そして、右原決定の解釈の根底には、大正一二年四月七日の大審院民事連合部判決(民集二巻二〇九頁)の考え方、すなわち、先取特権等の担保物件は本来目的物の滅失によつて消滅するはずのものであり、民法が物上代位により目的物の代償物の上に担保物権の効力を及ぼさせたのは担保物権者を保護するための特別の措置であつて、担保物権者はその効力を維持するためには、自ら差押えをする必要があるとする考え方が存在するものと推測される。

しかしながら、右のような連合部判決及び原決定の考え方は、物上代位の本質を見誤つたものと言わざるを得ない。

そもそも先取特権等の担保物権は目的物の交換価値を把握し、これを優先弁済に充てる権利であるから、目的物が何らかの理由で金銭その他の価値代表物に変形した場合にはその価値代表物の上に効力を及ぼすものであり、右のような物上代位の制度は担保物権の価値権的性質の本質に根ざすものである。
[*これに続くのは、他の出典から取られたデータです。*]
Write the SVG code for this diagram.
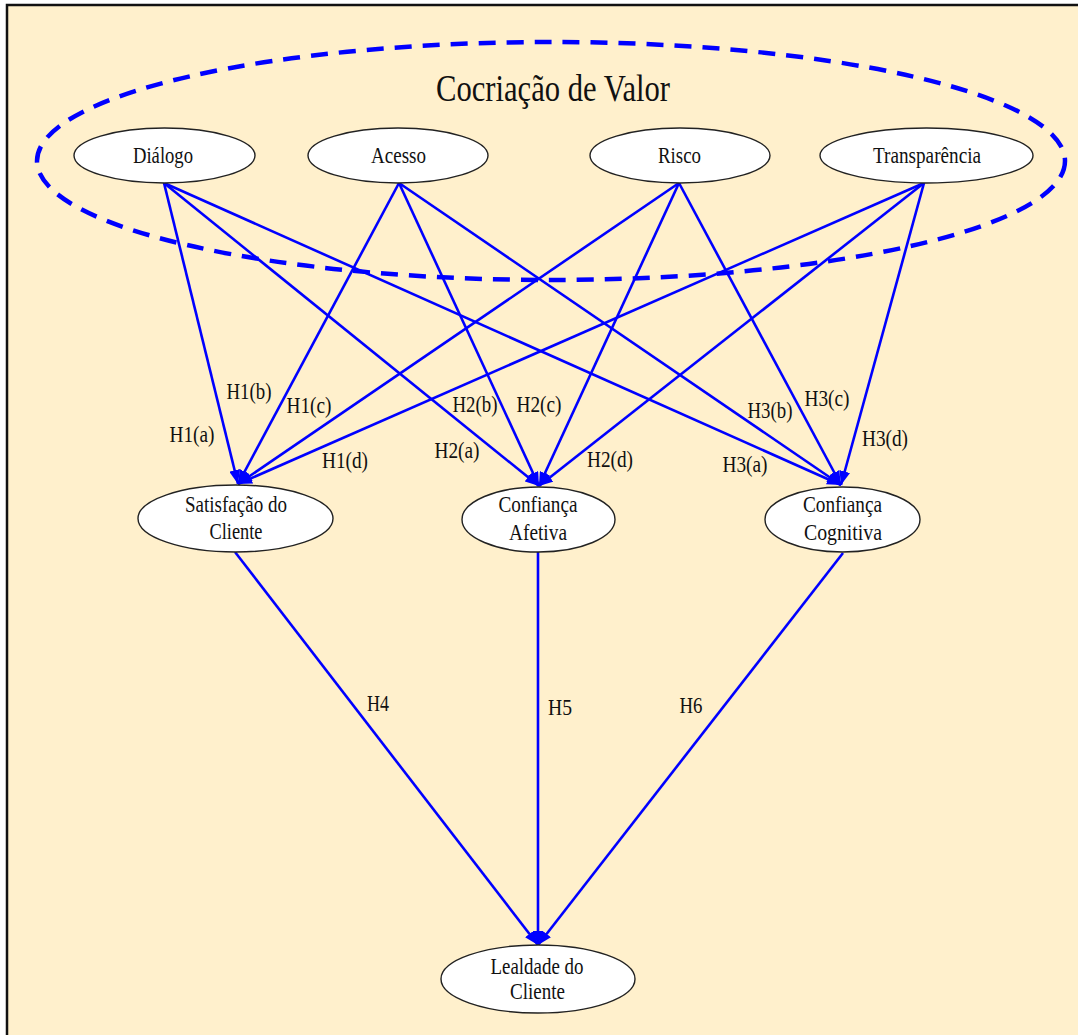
<svg xmlns="http://www.w3.org/2000/svg" width="1078" height="1035" viewBox="0 0 1078 1035">
<defs>
<style>
.bg{fill:#FFF0CC}
.frame{fill:none;stroke:#111;stroke-width:2.5}
.node ellipse{fill:#fff;stroke:#222;stroke-width:1.4}
text{font-family:"Liberation Serif","Times New Roman",serif;fill:#111}
.nt{font-size:24px;text-anchor:middle}
.lbl{font-size:23px;text-anchor:middle}
.title{font-size:38px;text-anchor:middle}
.edge{stroke:#0000FF;stroke-width:2.6;fill:none;marker-end:url(#ah)}
.cluster{fill:none;stroke:#0000FF;stroke-width:4.5;stroke-dasharray:17 11}
</style>
<marker id="ah" viewBox="0 0 14 11" refX="14" refY="5.5" markerWidth="14" markerHeight="11" markerUnits="userSpaceOnUse" orient="auto">
<path d="M0,0 L14,5.5 L0,11 z" fill="#0000FF"/>
</marker>
</defs>
<rect x="0" y="0" width="1078" height="1035" fill="#fff"/>
<rect class="bg" x="7" y="5" width="1071" height="1030"/>
<path class="frame" d="M7,1035 L7,5 L1078,5"/>
<g id="cluster-cocriacao">
<ellipse class="cluster" cx="551" cy="161" rx="514" ry="119"/>
<text class="title" x="553" y="101" textLength="234" lengthAdjust="spacingAndGlyphs">Cocriação de Valor</text>
</g>
<g id="connectors">
<line class="edge" x1="164" y1="183" x2="238" y2="484"/>
<line class="edge" x1="164" y1="183" x2="539" y2="486"/>
<line class="edge" x1="164" y1="183" x2="841" y2="485"/>
<line class="edge" x1="399" y1="183" x2="238" y2="484"/>
<line class="edge" x1="399" y1="183" x2="539" y2="486"/>
<line class="edge" x1="399" y1="183" x2="841" y2="485"/>
<line class="edge" x1="679" y1="183" x2="238" y2="484"/>
<line class="edge" x1="679" y1="183" x2="539" y2="486"/>
<line class="edge" x1="679" y1="183" x2="841" y2="485"/>
<line class="edge" x1="924" y1="183" x2="238" y2="484"/>
<line class="edge" x1="924" y1="183" x2="539" y2="486"/>
<line class="edge" x1="924" y1="183" x2="841" y2="485"/>
<line class="edge" x1="235" y1="552" x2="538" y2="945"/>
<line class="edge" x1="538" y1="552" x2="538" y2="945"/>
<line class="edge" x1="843" y1="553" x2="538" y2="945"/>
<text class="lbl" x="192" y="442" textLength="45" lengthAdjust="spacingAndGlyphs">H1(a)</text>
<text class="lbl" x="249" y="399" textLength="45" lengthAdjust="spacingAndGlyphs">H1(b)</text>
<text class="lbl" x="309" y="413" textLength="45" lengthAdjust="spacingAndGlyphs">H1(c)</text>
<text class="lbl" x="345" y="468" textLength="46" lengthAdjust="spacingAndGlyphs">H1(d)</text>
<text class="lbl" x="457" y="458" textLength="45" lengthAdjust="spacingAndGlyphs">H2(a)</text>
<text class="lbl" x="475" y="412" textLength="45" lengthAdjust="spacingAndGlyphs">H2(b)</text>
<text class="lbl" x="539" y="412" textLength="45" lengthAdjust="spacingAndGlyphs">H2(c)</text>
<text class="lbl" x="610" y="467" textLength="46" lengthAdjust="spacingAndGlyphs">H2(d)</text>
<text class="lbl" x="745" y="472" textLength="45" lengthAdjust="spacingAndGlyphs">H3(a)</text>
<text class="lbl" x="770" y="418" textLength="45" lengthAdjust="spacingAndGlyphs">H3(b)</text>
<text class="lbl" x="827" y="406" textLength="45" lengthAdjust="spacingAndGlyphs">H3(c)</text>
<text class="lbl" x="885" y="446" textLength="46" lengthAdjust="spacingAndGlyphs">H3(d)</text>
<text class="lbl" x="378" y="711" textLength="22" lengthAdjust="spacingAndGlyphs">H4</text>
<text class="lbl" x="560" y="715" textLength="24" lengthAdjust="spacingAndGlyphs">H5</text>
<text class="lbl" x="691" y="713" textLength="23" lengthAdjust="spacingAndGlyphs">H6</text>
</g>
<g id="node-dialogo" class="node">
<ellipse cx="164.5" cy="155.5" rx="90.5" ry="27.5"/>
<text class="nt" x="163" y="163" textLength="60" lengthAdjust="spacingAndGlyphs">Diálogo</text>
</g>
<g id="node-acesso" class="node">
<ellipse cx="398" cy="155.5" rx="90" ry="27.5"/>
<text class="nt" x="398.5" y="163" textLength="55" lengthAdjust="spacingAndGlyphs">Acesso</text>
</g>
<g id="node-risco" class="node">
<ellipse cx="680" cy="155.5" rx="90" ry="27.5"/>
<text class="nt" x="679.5" y="163" textLength="43" lengthAdjust="spacingAndGlyphs">Risco</text>
</g>
<g id="node-transparencia" class="node">
<ellipse cx="926.5" cy="155.5" rx="106.5" ry="27.5"/>
<text class="nt" x="927" y="163" textLength="108" lengthAdjust="spacingAndGlyphs">Transparência</text>
</g>
<g id="node-satisfacao" class="node">
<ellipse cx="235.5" cy="518.5" rx="97.5" ry="33.5"/>
<text class="nt" x="236" y="512" textLength="102" lengthAdjust="spacingAndGlyphs">Satisfação do</text>
<text class="nt" x="236" y="539" textLength="53" lengthAdjust="spacingAndGlyphs">Cliente</text>
</g>
<g id="node-afetiva" class="node">
<ellipse cx="538.5" cy="519.5" rx="76.5" ry="32.5"/>
<text class="nt" x="538" y="512" textLength="79" lengthAdjust="spacingAndGlyphs">Confiança</text>
<text class="nt" x="538" y="540" textLength="58" lengthAdjust="spacingAndGlyphs">Afetiva</text>
</g>
<g id="node-cognitiva" class="node">
<ellipse cx="842.5" cy="519.5" rx="77.5" ry="32.5"/>
<text class="nt" x="842.5" y="512" textLength="79" lengthAdjust="spacingAndGlyphs">Confiança</text>
<text class="nt" x="843" y="540" textLength="78" lengthAdjust="spacingAndGlyphs">Cognitiva</text>
</g>
<g id="node-lealdade" class="node">
<ellipse cx="538" cy="979" rx="97" ry="34"/>
<text class="nt" x="537" y="974" textLength="93" lengthAdjust="spacingAndGlyphs">Lealdade do</text>
<text class="nt" x="537.5" y="999" textLength="55" lengthAdjust="spacingAndGlyphs">Cliente</text>
</g>
</svg>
そして、物上代位の要件としての差押えは、優先権を保全するためになされるものではなく、金銭その他の価値代表物が債務者の一般財産の中に混入されてしまうことがないようにするため、すなわち、価値代表物の特定性維持のためになされるものなのである。(同旨、我妻・新訂担保物権法二八五頁以下、柚木・高木・担保物権法(新版)二七九頁以下、林・注釈民法(8)・一〇一頁、柚木・西沢・注釈民法(9)・五〇頁以下、谷口・民法学3・一〇四頁以下等)。

従つて、差押えるべき売買代金が未だ破産財団に混入していない本件の場合、抗告人による差押、物上代位権の行使は当然認められるべきものと言わねばならない。
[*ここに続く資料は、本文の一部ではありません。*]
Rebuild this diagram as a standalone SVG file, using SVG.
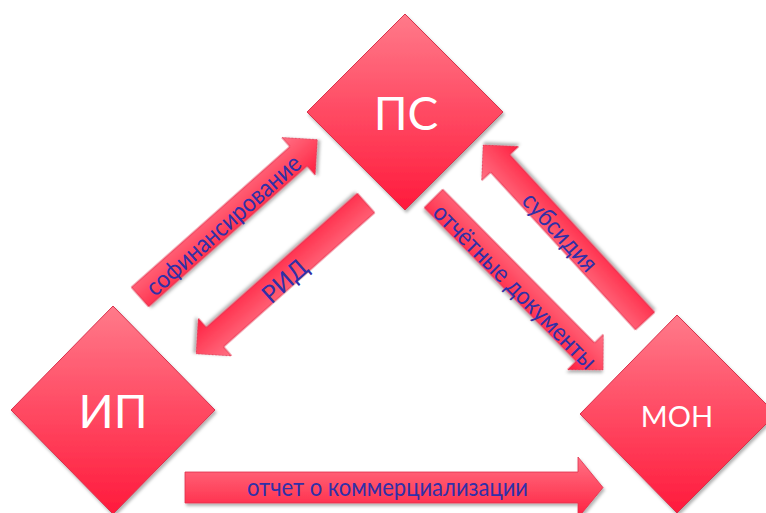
<svg xmlns="http://www.w3.org/2000/svg" width="766" height="513" viewBox="0 0 766 513">
<defs>
  <linearGradient id="gDia" x1="0" y1="0" x2="0" y2="1">
    <stop offset="0" stop-color="#ff7a8a"/>
    <stop offset="1" stop-color="#ff1a3c"/>
  </linearGradient>
  <linearGradient id="gArr" x1="0" y1="0" x2="0" y2="1">
    <stop offset="0" stop-color="#ff7185"/>
    <stop offset="0.5" stop-color="#ff4a62"/>
    <stop offset="1" stop-color="#ff1e40"/>
  </linearGradient>
  <filter id="sh" x="-10%" y="-10%" width="130%" height="130%">
    <feDropShadow dx="1.5" dy="2.5" stdDeviation="1.8" flood-color="#000" flood-opacity="0.3"/>
  </filter>
</defs>
<style>
  .dia { fill: url(#gDia); stroke: #d8304c; stroke-width: 1; filter: url(#sh); }
  .arr { fill: url(#gArr); stroke: #e0304c; stroke-width: 0.8; filter: url(#sh); }
  .nt { font-family: Lato, "Open Sans", "Liberation Sans", sans-serif; fill: #ffffff; text-anchor: middle; }
  .at { font-family: Lato, "Open Sans", "Liberation Sans", sans-serif; fill: #3030a8; font-size: 25px; text-anchor: middle; dominant-baseline: central; }
</style>

<g id="connectors">
  <g id="arrow-cofin">
    <path class="arr" transform="translate(140,297) rotate(-41.6)" d="M0,-13 L212,-13 L212,-25 L237,0 L212,25 L212,13 L0,13 Z"/>
    <text class="at" transform="translate(222.5,224) rotate(-41.6)" textLength="198" lengthAdjust="spacingAndGlyphs">софинансирование</text>
  </g>
  <g id="arrow-rid">
    <path class="arr" transform="translate(366,203) rotate(138.4)" d="M0,-13 L202,-13 L202,-25 L227,0 L202,25 L202,13 L0,13 Z"/>
    <text class="at" transform="translate(284,280) rotate(-41.6)" textLength="52" lengthAdjust="spacingAndGlyphs">РИД</text>
  </g>
  <g id="arrow-subs">
    <path class="arr" transform="translate(645,321) rotate(-132.6)" d="M0,-13 L214,-13 L214,-25 L239,0 L214,25 L214,13 L0,13 Z"/>
    <text class="at" transform="translate(561,231) rotate(47.4)" textLength="98" lengthAdjust="spacingAndGlyphs">субсидия</text>
  </g>
  <g id="arrow-docs">
    <path class="arr" transform="translate(433.5,198.5) rotate(45.3)" d="M0,-13 L216,-13 L216,-25 L241,0 L216,25 L216,13 L0,13 Z"/>
    <text class="at" transform="translate(516,285.5) rotate(45.3)" textLength="221" lengthAdjust="spacingAndGlyphs">отчётные документы</text>
  </g>
  <g id="arrow-report">
    <path class="arr" d="M185,472 L578,472 L578,457 L603,487.5 L578,518 L578,503 L185,503 Z"/>
    <text class="at" x="387.5" y="486" textLength="281" lengthAdjust="spacingAndGlyphs">отчет о коммерциализации</text>
  </g>
</g>

<g id="node-ps">
  <path class="dia" d="M405,14 L503,112 L405,210 L307,112 Z"/>
  <text class="nt" x="406" y="130" font-size="46">ПС</text>
</g>
<g id="node-ip">
  <path class="dia" d="M113,306 L215,410 L113,514 L11,410 Z"/>
  <text class="nt" x="113" y="428" font-size="46">ИП</text>
</g>
<g id="node-mon">
  <path class="dia" d="M677,315 L776,414 L677,513 L580,414 Z"/>
  <text class="nt" x="677" y="427" font-size="29">МОН</text>
</g>
</svg>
2 仮に、物上代位の法的構造及び代位の要件としての差押えの趣旨につき前記大審院連合部の判決の考えに従うとしても、そこから直ちに本件のような破産宣告後の差押えが物上代位の要件を欠くものと言うことはできない。すなわち、連合部判決の事例は、抵当権者が差押をする前に一般債権者が差押え、転付命令まで得てしまつていたものであり、そのため右判決は転付命令により債務者の責任財産から逸失した火災保険金債権は、物上代位の客体となり得ないと判断したのである。その反面、右判決は転付命令や債権譲渡等により債権が移転する前に一般債権者の差押えと抵当権者等の差押えが競合した場合は、抵当権者等の物上代位による優先権の行使を認めたものと考えられる(同旨吉野・ジユリスト増刊民法の争点一四〇頁)。そこで本件の場合破産債権者のために差押の効力を生ずる破産宣告がなされた後であつても、代位の目的たる代金債権につき転付、譲渡等の事実が存在しない以上、一般債権者に優先する先取特権の効力保存の要件である右債権の差押を禁止する理由にならないと思われる。

実質的に考えても、本件のような自己破産の申立による破産宣告がごく短期間になされる場合、担保物権者が破産宣告前に差押、仮差押をなし得る余地は少なく、それにもかかわらずあくまで宣告前の差押、仮差押を要求するときは、破産法九二条が特別の先取特権者に別除権を与えた趣旨が全く没却されてしまうものである。

また、破産宣告があつたとしても、破産管財人の第三債務者に対する債権の差押えを認めることで第三債務者に不測の損害を与えることにならないことも明らかである。

四、以上の次第で、いずれにしても原決定が抗告人の本件申立を却下したことは明らかに違法であり、原決定は取消を免れないものと思料する。